Continuous Descent Operations (also known as Continuous Descent Approach, CDA) designates a flight procedure, during which the aircraft descends with its engines set to minimal power (ideally, they should be idling), thus avoiding, in as far as possible, any horizontal flight phases. As a result, fuel is saved and the emissions of CO2 are reduced. In some areas, the noise can also be reduced, if required. For Munich passenger airport, the application of this flight procedure has been announced.
The Airbus A320neo, currently the most efficient and quietest short- and medium-haul aircraft also serves Munich Airport. It features the latest generation of engines, reducing fuel consumption by 15 percent, and therefore also reduces both carbon dioxide emissions and noise levels. The Airbus A350-900 is one of the most modern and environmentally-friendly long-haul aircraft in the world. Compared to its predecessor, the A340, it creates significantly lower noise levels: up to 7 dB(A) less on start-up and up to 3 dB(A) less on landing. In contrast to an A340, the A350-900’s noise contour is around 40 to 50 percent smaller and its noise level does not exceed 85 dB(A) outside the airport premises. This results in lower aircraft noise pollution in the airport region. Thanks to its cutting-edge engines and special design, the A350-900 consumes 50 percent less kerosene overall and thus emits 50 percent less CO2. Lufthansa bases fifteen long-haul aircraft of type A350-900 at its Munich hub.

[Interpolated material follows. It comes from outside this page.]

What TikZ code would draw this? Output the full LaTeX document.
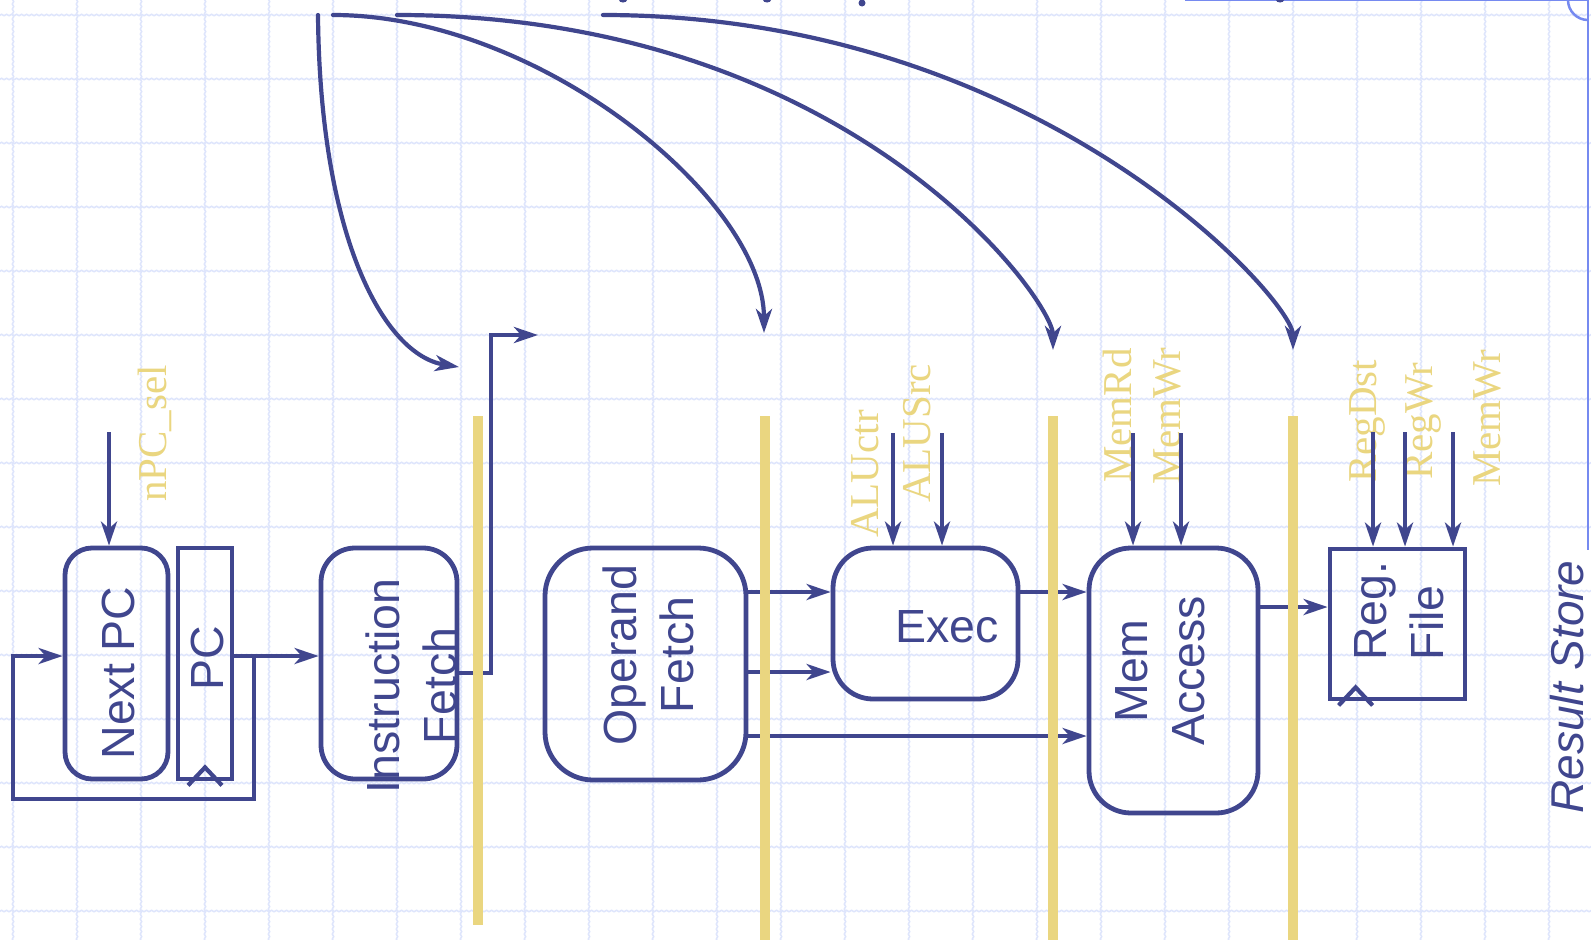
\documentclass[tikz,border=0pt]{standalone}
\usepackage{fontspec}
\setmainfont{Liberation Serif}
\setsansfont{Liberation Sans}
\usetikzlibrary{arrows.meta,calc,decorations.pathmorphing}
\definecolor{navy}{RGB}{64,70,142}
\definecolor{gold}{RGB}{234,214,128}
\definecolor{gridc}{RGB}{222,229,252}
\definecolor{frameb}{RGB}{118,138,240}
\tikzset{
  gridln/.style={gridc, line width=1.5pt, decorate, decoration={snake, amplitude=0.7pt, segment length=5pt}},
  blk/.style={draw=navy, line width=4.8pt, inner sep=0pt},
  wire/.style={navy, line width=4.2pt},
  arr/.style={wire, -{Stealth[length=24pt,width=16pt,inset=7pt]}},
  stagebar/.style={gold, line width=10.5pt},
  boxtxt/.style={navy, font=\sffamily\fontsize{46.5}{57}\selectfont, rotate=90, align=center, inner sep=0pt},
  sig/.style={gold, font=\rmfamily\fontsize{41}{45}\selectfont, rotate=90, anchor=west, inner sep=0pt},
  framel/.style={frameb, line width=2.5pt},
}
\begin{document}
\begin{tikzpicture}[x=1pt,y=-1pt]
\useasboundingbox (0,0) rectangle (1591,940);
\clip (0,0) rectangle (1591,940);
\fill[white] (0,0) rectangle (1591,940);
% grid
\foreach \gx in {13,77,...,1591} \draw[gridln] (\gx,-5) -- (\gx,945);
\foreach \gy in {15,79,...,940} \draw[gridln] (-5,\gy) -- (1596,\gy);
% frame at top right
\draw[framel] (1185,0) -- (1588,0) -- (1588,550);
\draw[framel] (1568,0) arc[start angle=180,end angle=90,radius=20];
% descender marks of clipped title
\fill[navy] (623,0) ellipse (4 and 2.5);
\fill[navy] (767,0) ellipse (4 and 2.5);
\fill[navy] (862,3) ellipse (3.5 and 3.5);
\fill[navy] (1280,0) ellipse (4 and 2.5);
% signal labels
\node[sig] (lnpc) at (155,502) {nPC\_sel};
\node[sig] (lactr) at (865,538) {ALUctr};
\node[sig] (lasrc) at (917,503) {ALUSrc};
\node[sig] (lmrd) at (1117,483) {MemRd};
\node[sig] (lmwr) at (1167,485) {MemWr};
\node[sig] (lrdst) at (1367,483) {RegDst};
\node[sig] (lrwr) at (1423,480) {RegWr};
\node[sig] (lmwr2) at (1487,487) {MemWr};
% boxes
\node[blk, rounded corners=27pt, minimum width=103pt, minimum height=231pt] (npc) at (116.5,663.5) {};
\node[blk, minimum width=54pt, minimum height=231pt] (pc) at (205,663.5) {};
\node[blk, rounded corners=34pt, minimum width=136pt, minimum height=231pt] (ifetch) at (389,663.5) {};
\node[blk, rounded corners=48pt, minimum width=201pt, minimum height=232pt] (ofetch) at (645.5,664) {};
\node[blk, rounded corners=40pt, minimum width=185pt, minimum height=151pt] (exec) at (925.5,623.5) {};
\node[blk, rounded corners=42pt, minimum width=169pt, minimum height=265pt] (mem) at (1173.5,680.5) {};
\node[blk, minimum width=135pt, minimum height=150pt] (rf) at (1397.5,624) {};
% clock marks
\draw[wire] ($(pc.south)+(-17,4)$) -- ($(pc.south)+(0,-14)$) -- ($(pc.south)+(17,4)$);
\draw[wire] ($(rf.south west)+(11,4)$) -- ($(rf.south west)+(28,-14)$) -- ($(rf.south west)+(45,4)$);
% row coordinates
\coordinate (r656) at (0,656);
\coordinate (r673) at (0,673);
\coordinate (r592) at (0,592);
\coordinate (r672) at (0,672);
\coordinate (r736) at (0,736);
\coordinate (r607) at (0,607);
\coordinate (j1) at (254,656);
\coordinate (fbl) at (13,799);
\coordinate (ifo) at (491,335);
\coordinate (ift) at (538,335);
% datapath connectors
\draw[arr] (pc.east |- r656) -- (ifetch.west |- r656);
\draw[arr] (j1) -- (j1 |- fbl) -- (fbl) -- (fbl |- r656) -- (npc.west |- r656);
\draw[arr] (ifetch.east |- r673) -- (ifo |- r673) -- (ifo) -- (ift);
\draw[arr] (ofetch.east |- r592) -- (exec.west |- r592);
\draw[arr] (ofetch.east |- r672) -- (exec.west |- r672);
\draw[arr] (ofetch.east |- r736) -- (mem.west |- r736);
\draw[arr] (exec.east |- r592) -- (mem.west |- r592);
\draw[arr] (mem.east |- r607) -- (rf.west |- r607);
% control inputs
\coordinate (inpc) at (109,432);
\coordinate (iactr) at (893,433);
\coordinate (iasrc) at (942,433);
\coordinate (imrd) at (1133,433);
\coordinate (imwr) at (1181,433);
\coordinate (irdst) at (1373,432);
\coordinate (irwr) at (1405,432);
\coordinate (imwr2) at (1453,432);
\draw[arr] (inpc) -- (inpc |- npc.north);
\draw[arr] (iactr) -- (iactr |- exec.north);
\draw[arr] (iasrc) -- (iasrc |- exec.north);
\draw[arr] (imrd) -- (imrd |- mem.north);
\draw[arr] (imwr) -- (imwr |- mem.north);
\draw[arr] (irdst) -- (irdst |- rf.north);
\draw[arr] (irwr) -- (irwr |- rf.north);
\draw[arr] (imwr2) -- (imwr2 |- rf.north);
% control curves from the top
\coordinate (s1) at (318,15);
\coordinate (t1) at (459,367);
\coordinate (s2) at (333,15);
\coordinate (t2) at (764,333);
\coordinate (s3) at (397,15);
\coordinate (t3) at (1053,350);
\coordinate (s4) at (603,15);
\coordinate (t4) at (1293,350);
\draw[arr, line cap=round] (s1) .. controls (320,240) and (385,355) .. (t1);
\draw[arr, line cap=round] (s2) .. controls (540,15) and (764,200) .. (t2);
\draw[arr, line cap=round] (s3) .. controls (850,15) and (1053,300) .. (t3);
\draw[arr, line cap=round] (s4) .. controls (1040,15) and (1293,300) .. (t4);
% pipeline registers
\draw[stagebar] (478,416) -- (478,925);
\draw[stagebar] (765,416) -- (765,940);
\draw[stagebar] (1053,416) -- (1053,940);
\draw[stagebar] (1293,416) -- (1293,940);
% box texts
\node[boxtxt] (tnpc) at (118,673) {Next PC};
\node[boxtxt] (tpc) at (207,658) {PC};
\node[boxtxt] (tif) at (411,686) {Instruction\\Fetch};
\node[boxtxt] (tof) at (648,655) {Operand\\Fetch};
\node[navy, font=\sffamily\fontsize{46.5}{57}\selectfont, inner sep=0pt] (tex) at (947,627) {Exec};
\node[boxtxt] (tmem) at (1160,671) {Mem\\Access};
\node[boxtxt, align=left] (trf) at (1399,611) {Reg.\\File};
\node[navy, font=\sffamily\itshape\fontsize{46}{50}\selectfont, rotate=90, anchor=base, inner sep=0pt] (trs) at (1583,687) {Result Store};
\end{tikzpicture}
\end{document}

Munich Airport can influence the type of aircraft used by ensuring its landing charges depend on noise levels. Airlines using quiet aircraft benefit from a charges system based on a broad sliding scale. Noise-based take-off and landing charges may be as much as eight times higher for a loud aircraft type than a quiet one.
Using 16 fixed measurement points, FMG continuously monitors aircraft noise within a radius of about 20 kilometers around Munich Airport. It also performs mobile measurements as a voluntary service for municipalities that are not covered in the stationary measurement network. In 2018, eight mobile aircraft noise measuring systems recorded values on a total of 306 days, including – for the first time – in Berg, Kranzberg and Ast, Tiefenbach. Mobile measurements have already been performed on multiple occasions in Velden, Krüglau, Wurmsham, Sünzhausen, Zieglberg, and Rudelzhofen. There are plans in place to procure new mobile measurement stations in the future, which will be equipped to take their power supply from environmentally friendly solar panels.
Current aircraft movements can be retrieved via the FMG website with just a few minutes of a delay. Aircraft type, airline, starting point or destination, elevation, speed, as well as the angle of ascent or descent are displayed there. A mark can be placed at any point on the map in order to see the elevation at which an aircraft passes over or what its lateral distance to the arrival or departure baseline is. The data from the aircraft noise measuring stations is also available at the click of a mouse.